I am far from perfect. You don’t even need a magnifying glass to find my faults – they are right out in the open for everyone to see. I make mistakes, just as we all do. But I really think it’s my flaws, my weaknesses that make me a stronger, more compassionate person. The mistakes I’ve made in the past have made me more tolerant, more loving toward others who make those same mistakes.

I want to be the kind of person who makes others feel safe. I don’t want anyone to ever fear me, or worry that I will judge them or hurt them with my words. I don’t want others to wonder if I will criticize them and slander them behind their backs. I want them to know that, no matter what their weaknesses, I will support them and love them and try to help them in any way I can.
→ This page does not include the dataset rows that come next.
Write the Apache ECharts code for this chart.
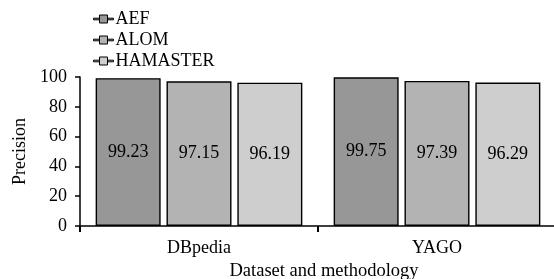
<!DOCTYPE html>
<html>
<head>
<meta charset="utf-8">
<script src="https://cdn.jsdelivr.net/npm/echarts@6/dist/echarts.min.js"></script>
<style>
  html, body { margin: 0; padding: 0; background: #fff; }
  #chart { width: 554px; height: 279px; }
</style>
</head>
<body>
<div id="chart"></div>
<script>
// 数据
const datasets = ['DBpedia', 'YAGO'];
const methods = ['AEF', 'ALOM', 'HAMASTER'];
const valuesAEF = [99.23, 99.75];
const valuesALOM = [97.15, 97.39];
const valuesHAMASTER = [96.19, 96.29];
const yTicks = [0, 20, 40, 60, 80, 100];

const colors = ['#979797', '#b3b3b3', '#cecece'];
const font = 'Liberation Serif';

const myChart = echarts.init(document.getElementById('chart'));

// 图例图标：横线 + 小方块
const legendIcon = 'path://M0,4.2h6v1.6h-6z M6,1h8v8h-8z M14,4.2h6v1.6h-6z';

function makeSeries(name, data, color) {
  return {
    name: name,
    type: 'bar',
    data: data,
    barWidth: 65,
    barGap: '9%',
    itemStyle: { color: color, borderColor: '#000', borderWidth: 1.4 },
    label: {
      show: true,
      position: 'inside',
      color: '#000',
      fontFamily: font,
      fontSize: 18
    }
  };
}

const option = {
  animation: false,
  textStyle: { fontFamily: font, color: '#000' },
  legend: {
    orient: 'vertical',
    left: 88,
    top: 5,
    itemGap: 3,
    itemWidth: 20,
    itemHeight: 10,
    icon: legendIcon,
    itemStyle: { borderColor: '#000', borderWidth: 1 },
    textStyle: { fontFamily: font, fontSize: 18, color: '#000', padding: [0, 0, 0, -3] },
    data: methods
  },
  grid: { left: 80, right: -2, top: 77, bottom: 53, outerBoundsMode: 'none', containLabel: false },
  xAxis: {
    type: 'category',
    data: datasets,
    name: 'Dataset and methodology',
    nameLocation: 'middle',
    nameGap: 30,
    nameTextStyle: { fontFamily: font, fontSize: 18.5, color: '#000', verticalAlign: 'top', padding: [0, 0, 0, 12] },
    axisLine: { lineStyle: { color: '#000', width: 1.5 } },
    axisTick: { show: true, length: 6, lineStyle: { color: '#000', width: 2 } },
    axisLabel: { fontFamily: font, fontSize: 18, color: '#000', margin: 13 }
  },
  yAxis: {
    type: 'value',
    min: yTicks[0],
    max: yTicks[yTicks.length - 1],
    interval: yTicks[1] - yTicks[0],
    name: 'Precision',
    nameLocation: 'middle',
    nameGap: 49,
    nameTextStyle: { fontFamily: font, fontSize: 18, color: '#000' },
    axisLine: { show: true, lineStyle: { color: '#000', width: 1.5 } },
    axisTick: { show: true, length: 5, lineStyle: { color: '#000', width: 1.5 } },
    splitLine: { show: false },
    axisLabel: { fontFamily: font, fontSize: 18, color: '#000', margin: 13 }
  },
  series: [
    makeSeries(methods[0], valuesAEF, colors[0]),
    makeSeries(methods[1], valuesALOM, colors[1]),
    makeSeries(methods[2], valuesHAMASTER, colors[2])
  ]
};

myChart.setOption(option);
window.addEventListener('resize', () => myChart.resize());
</script>
</body>
</html>
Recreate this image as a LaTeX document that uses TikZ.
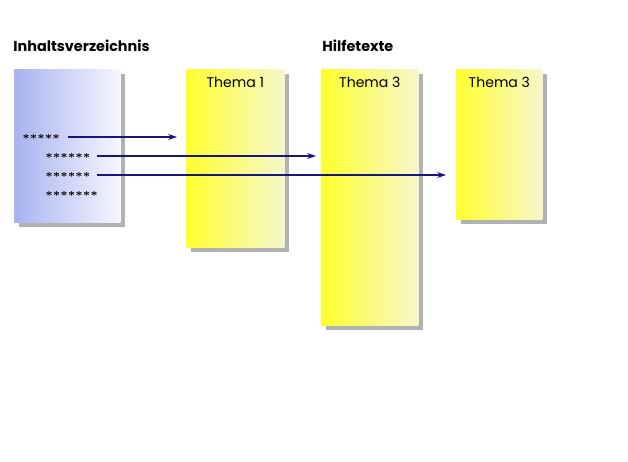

I want to be always gentle, never harsh, always uplifting, never degrading, always loving, never hateful.

Those are lofty goals. But why shouldn’t we aim for the very best? Why should we settle for being mean, judgmental, haughty, hateful people, when we can aspire to being good and loving and kind and . . . safe?

All it will take is a little self control. After all, we all have those unkind thoughts. But we don’t have to act on them. Just because something shows up in our brains doesn’t mean we have to let it tumble out of our mouths. It is our actions, not our thoughts, which show the depth of our character. And amazingly, once we train ourselves to act in the right way, our thoughts will often follow.

So next time my little ones smear chocolate on their brand new church clothes, I’m going to take a deep breath, smile, and say, “Oops! It’s okay. We all make mistakes.”

And I’ll remember that my response to others’ mistakes will last a lot longer than a stain.

John 8:7 "If any one of you is without sin, let him be the first to throw a stone at her."